WHAT IS ASKED:
Pull out from the material below all lines with "this".

── SOURCE EXCERPT ──

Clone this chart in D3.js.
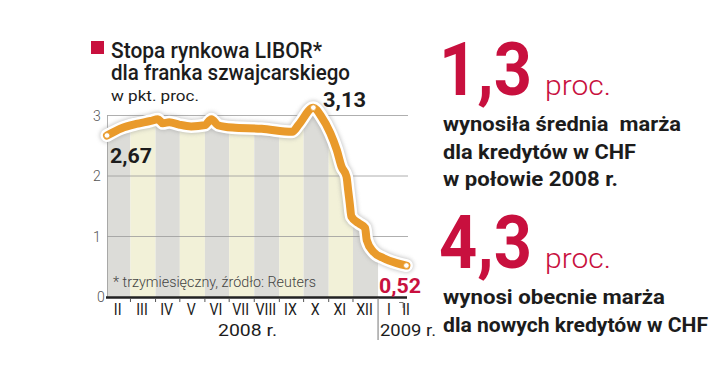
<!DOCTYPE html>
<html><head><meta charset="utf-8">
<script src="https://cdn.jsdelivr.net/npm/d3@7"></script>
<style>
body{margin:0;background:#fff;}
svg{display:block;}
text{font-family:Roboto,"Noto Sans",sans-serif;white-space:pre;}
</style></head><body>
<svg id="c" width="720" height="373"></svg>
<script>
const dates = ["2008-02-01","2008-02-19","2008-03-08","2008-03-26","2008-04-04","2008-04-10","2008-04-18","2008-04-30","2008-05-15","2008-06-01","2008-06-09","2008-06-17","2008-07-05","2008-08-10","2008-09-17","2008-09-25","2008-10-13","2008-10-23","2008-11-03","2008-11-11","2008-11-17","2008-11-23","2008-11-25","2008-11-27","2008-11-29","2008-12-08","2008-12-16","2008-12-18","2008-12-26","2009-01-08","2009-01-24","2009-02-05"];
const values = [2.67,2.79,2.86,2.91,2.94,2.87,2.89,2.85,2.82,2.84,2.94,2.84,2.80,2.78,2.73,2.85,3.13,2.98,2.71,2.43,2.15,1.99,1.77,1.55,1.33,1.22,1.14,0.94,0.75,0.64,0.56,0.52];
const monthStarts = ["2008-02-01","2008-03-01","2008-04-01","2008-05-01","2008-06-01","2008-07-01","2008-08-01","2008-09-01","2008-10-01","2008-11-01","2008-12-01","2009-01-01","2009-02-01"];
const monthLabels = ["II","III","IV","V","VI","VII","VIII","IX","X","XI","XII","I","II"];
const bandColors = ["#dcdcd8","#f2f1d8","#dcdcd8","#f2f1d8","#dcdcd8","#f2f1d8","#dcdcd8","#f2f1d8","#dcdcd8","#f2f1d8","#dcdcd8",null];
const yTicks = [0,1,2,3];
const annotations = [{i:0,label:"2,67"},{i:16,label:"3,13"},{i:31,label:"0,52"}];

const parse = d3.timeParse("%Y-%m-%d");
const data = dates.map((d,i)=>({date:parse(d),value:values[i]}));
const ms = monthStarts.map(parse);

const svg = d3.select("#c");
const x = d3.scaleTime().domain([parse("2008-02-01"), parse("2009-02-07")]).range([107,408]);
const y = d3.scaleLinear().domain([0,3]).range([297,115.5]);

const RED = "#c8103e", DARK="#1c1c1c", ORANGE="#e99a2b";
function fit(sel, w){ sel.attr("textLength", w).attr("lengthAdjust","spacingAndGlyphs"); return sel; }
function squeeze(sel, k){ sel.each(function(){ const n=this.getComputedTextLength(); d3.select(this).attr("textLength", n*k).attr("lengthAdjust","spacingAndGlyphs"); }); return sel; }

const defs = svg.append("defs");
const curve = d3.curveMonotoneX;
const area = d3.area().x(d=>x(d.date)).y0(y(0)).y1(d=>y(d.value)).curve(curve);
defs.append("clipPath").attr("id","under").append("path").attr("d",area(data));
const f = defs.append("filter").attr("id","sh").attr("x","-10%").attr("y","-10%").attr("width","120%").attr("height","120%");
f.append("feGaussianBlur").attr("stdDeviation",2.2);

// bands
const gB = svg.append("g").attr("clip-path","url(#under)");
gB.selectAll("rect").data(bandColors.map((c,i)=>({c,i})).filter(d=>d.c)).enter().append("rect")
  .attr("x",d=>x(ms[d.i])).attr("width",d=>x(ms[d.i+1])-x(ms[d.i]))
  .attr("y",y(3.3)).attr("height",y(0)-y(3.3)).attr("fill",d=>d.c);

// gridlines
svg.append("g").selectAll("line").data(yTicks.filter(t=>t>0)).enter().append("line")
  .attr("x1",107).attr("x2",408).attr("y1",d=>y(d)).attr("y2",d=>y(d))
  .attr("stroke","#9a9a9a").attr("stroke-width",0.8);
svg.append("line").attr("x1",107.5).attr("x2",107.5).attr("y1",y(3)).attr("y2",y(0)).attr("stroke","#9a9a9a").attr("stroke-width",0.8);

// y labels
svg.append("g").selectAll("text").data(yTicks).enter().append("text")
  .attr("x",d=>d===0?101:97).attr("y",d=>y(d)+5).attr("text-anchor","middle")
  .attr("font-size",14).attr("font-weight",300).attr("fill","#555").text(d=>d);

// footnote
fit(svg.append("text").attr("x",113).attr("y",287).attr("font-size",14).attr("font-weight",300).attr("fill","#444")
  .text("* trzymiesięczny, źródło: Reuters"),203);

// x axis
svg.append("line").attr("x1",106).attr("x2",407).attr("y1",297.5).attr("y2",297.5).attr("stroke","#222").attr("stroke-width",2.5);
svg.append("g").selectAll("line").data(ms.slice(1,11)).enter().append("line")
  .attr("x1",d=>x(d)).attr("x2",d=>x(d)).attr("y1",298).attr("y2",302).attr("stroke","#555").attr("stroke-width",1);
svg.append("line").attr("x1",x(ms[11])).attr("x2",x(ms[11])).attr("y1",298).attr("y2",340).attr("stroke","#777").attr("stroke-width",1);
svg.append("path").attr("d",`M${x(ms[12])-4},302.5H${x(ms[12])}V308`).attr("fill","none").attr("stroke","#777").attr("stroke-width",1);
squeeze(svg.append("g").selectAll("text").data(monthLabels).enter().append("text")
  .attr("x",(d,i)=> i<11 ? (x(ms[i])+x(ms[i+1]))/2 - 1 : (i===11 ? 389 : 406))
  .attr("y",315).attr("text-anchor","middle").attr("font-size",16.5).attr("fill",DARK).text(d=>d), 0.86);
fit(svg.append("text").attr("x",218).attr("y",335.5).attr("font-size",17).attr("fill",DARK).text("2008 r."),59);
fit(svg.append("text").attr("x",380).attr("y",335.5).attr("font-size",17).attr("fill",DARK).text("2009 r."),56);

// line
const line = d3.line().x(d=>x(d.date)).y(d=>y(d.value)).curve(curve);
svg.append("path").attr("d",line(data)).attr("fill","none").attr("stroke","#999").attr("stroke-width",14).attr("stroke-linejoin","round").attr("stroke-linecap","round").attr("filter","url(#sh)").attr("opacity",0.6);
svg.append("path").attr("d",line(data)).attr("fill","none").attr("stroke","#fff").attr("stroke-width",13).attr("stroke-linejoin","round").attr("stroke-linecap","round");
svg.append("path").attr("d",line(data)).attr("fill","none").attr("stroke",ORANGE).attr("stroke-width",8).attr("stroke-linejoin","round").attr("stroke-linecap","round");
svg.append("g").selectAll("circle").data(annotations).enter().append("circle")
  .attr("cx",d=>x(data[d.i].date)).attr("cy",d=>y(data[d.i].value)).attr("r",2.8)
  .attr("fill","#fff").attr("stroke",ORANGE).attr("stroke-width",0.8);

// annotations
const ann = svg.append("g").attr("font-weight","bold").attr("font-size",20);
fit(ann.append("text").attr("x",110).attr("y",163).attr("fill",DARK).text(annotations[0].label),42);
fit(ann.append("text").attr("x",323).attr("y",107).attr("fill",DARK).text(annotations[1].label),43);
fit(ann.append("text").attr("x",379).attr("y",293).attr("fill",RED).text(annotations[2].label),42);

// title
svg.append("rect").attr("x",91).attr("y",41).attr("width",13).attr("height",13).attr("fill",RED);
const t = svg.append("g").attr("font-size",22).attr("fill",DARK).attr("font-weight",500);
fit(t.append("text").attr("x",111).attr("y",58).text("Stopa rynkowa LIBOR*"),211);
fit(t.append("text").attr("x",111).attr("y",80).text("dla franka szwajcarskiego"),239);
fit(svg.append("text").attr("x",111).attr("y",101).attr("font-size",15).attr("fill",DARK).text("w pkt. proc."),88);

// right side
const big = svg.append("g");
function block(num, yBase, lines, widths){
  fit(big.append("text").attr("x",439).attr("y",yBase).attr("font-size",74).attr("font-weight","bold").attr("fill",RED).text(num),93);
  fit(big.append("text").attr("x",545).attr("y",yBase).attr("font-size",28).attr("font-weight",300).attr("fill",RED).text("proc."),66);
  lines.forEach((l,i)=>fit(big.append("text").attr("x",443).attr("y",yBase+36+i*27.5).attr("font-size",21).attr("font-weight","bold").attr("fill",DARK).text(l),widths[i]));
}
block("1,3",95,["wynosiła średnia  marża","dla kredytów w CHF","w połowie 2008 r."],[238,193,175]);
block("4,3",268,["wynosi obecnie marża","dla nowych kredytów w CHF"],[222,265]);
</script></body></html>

───

EXERCISE RESULT:
Clone this chart in D3.js.
function squeeze(sel, k){ sel.each(function(){ const n=this.getComputedTextLength(); d3.select(this).attr("textLength", n*k).attr("lengthAdjust","spacingAndGlyphs"); }); return sel; }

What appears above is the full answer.